Mais voici Wells devant lui, Wells qui incarne cette race de petits-bourgeois faussement cultivés, infiniment bornés, qui ont des yeux pour ne pas voir, qui ne croient pas utile d'apprendre quoi que ce soit, car ils sont en possession d'un bel héritage de préjugés.

Et, d'autre part, M. Mac Donald, qui représente le même type sous l'espèce plus grave et plus maussade du puritain, tranquillise l'opinion publique bourgeoise : nous avons combattu contre Moscou et nous avons vaincu. Ils ont vaincu Moscou ? En vérité, voilà de pauvres “ petits hommes ”, bien qu'ils soient hauts de taille ! jusqu'à présent, après tout ce qui s'est passé, ils ne savent pas même prévoir leur lendemain. Les hommes d'affaires du libéralisme et du parti conservateur manœuvrent sans peine ces pédants socialistes “ de l'évolution ” qui sont au pouvoir ; ils les compromettent et préparent sciemment leur chute, non pas seulement la chute de leur ministère, mais leur effondrement politique. Et pourtant ils préparent aussi, mais cela sans trop s'en douter, l'arrivée au pouvoir des marxistes anglais. Oui, parfaitement, des marxistes, de ces “ fastidieux fanatiques de la lutte de classes ”... Car la révolution sociale en Angleterre s'accomplira également selon les lois définies par Karl Marx.

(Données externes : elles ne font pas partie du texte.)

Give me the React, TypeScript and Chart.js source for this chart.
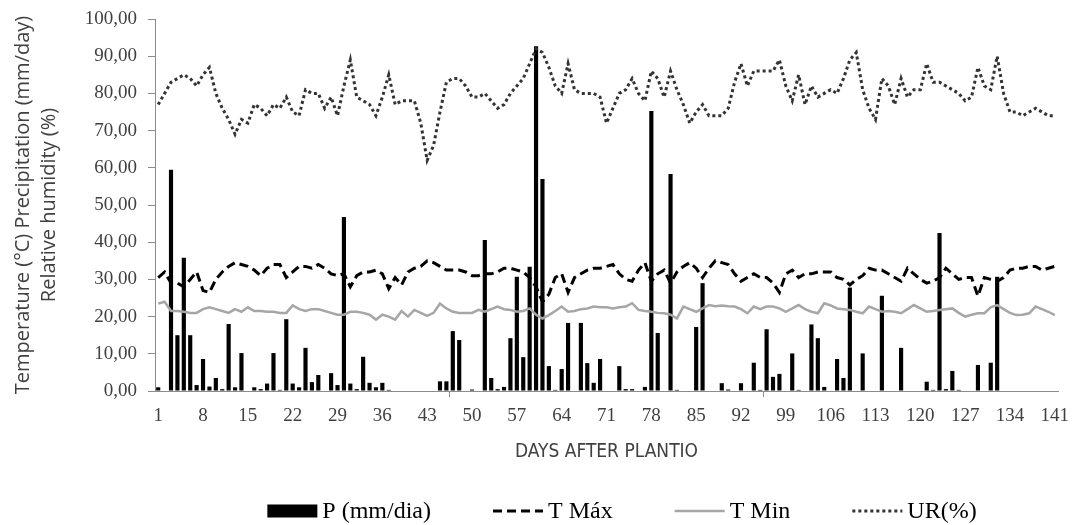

Wells, avec un humour qui lui est particulier et qui a la pesanteur du pudding, menaçait un jour de prendre ses grands ciseaux et de tondre Marx, de lui enlever sa chevelure et sa barbe de “ doctrinaire ”, de l'angliciser, de le respectabiliser, de le fabianiser. Mais il en est resté là, ce n'est pas un Wells qui pourra changer Marx. Et Lénine restera également Lénine après avoir subi pendant une heure l'épreuve du rasoir de Wells. Et nous avons la hardiesse d'affirmer que dans un avenir qui n'est pas tellement éloigné, on pourra voir s'élever à Londres, par exemple à Trafalgar Square, deux figures de bronze, l'une à côté de l'autre : Karl Marx et Vladimir Lénine. Et les prolétaires anglais diront à leurs enfants : “ Quel bonheur que ces petits hommes du Labour Party n'aient pas réussi à tondre ni à raser ces deux géants ! ”

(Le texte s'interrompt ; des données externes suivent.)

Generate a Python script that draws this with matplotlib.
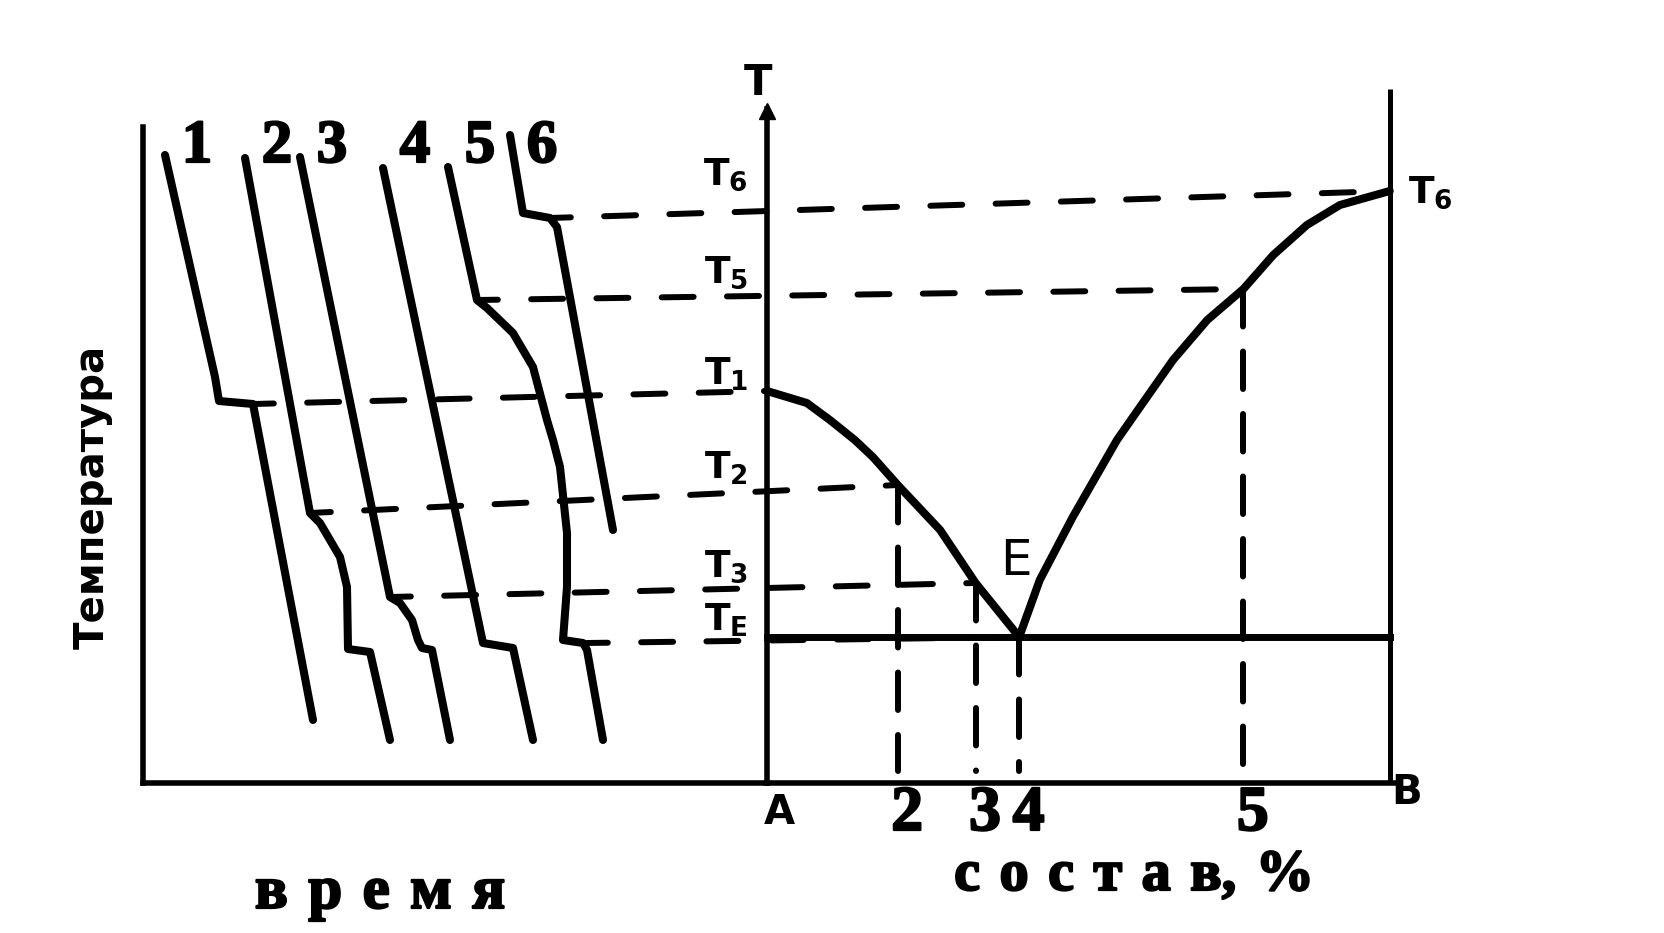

En attendant ce jour, que je tâcherai de voir, je ferme pour un instant les yeux et j'aperçois nettement l’image de Lénine dans le fauteuil où il se trouvait devant Wells, et j'entends cette parole qui fut prononcée le lendemain ou le jour même de l'entrevue avec l'écrivain anglais, cette parole dite avec une sorte de gémissement, et avec tant de bonhomie : “ Quel bourgeois ! Quel philistin ! ”

6 avril 1924

  1. Il s'agit du sixième et dernier chapitre, “ The Dreamer in the Kremlin ”, du livre que Wells publia à Londres, en 1920, chez Hodder and Stoughton, après son voyage en Russie : Russia in the Shadows (La Russie dans les ombres). [Note de M. Bonnet.]
  2. La Fabian Society groupe en Angleterre des intellectuels socialistes ; elle a reçu d'eux-mêmes ce nom en l'honneur de Fabius Cunctator (le Temporisateur).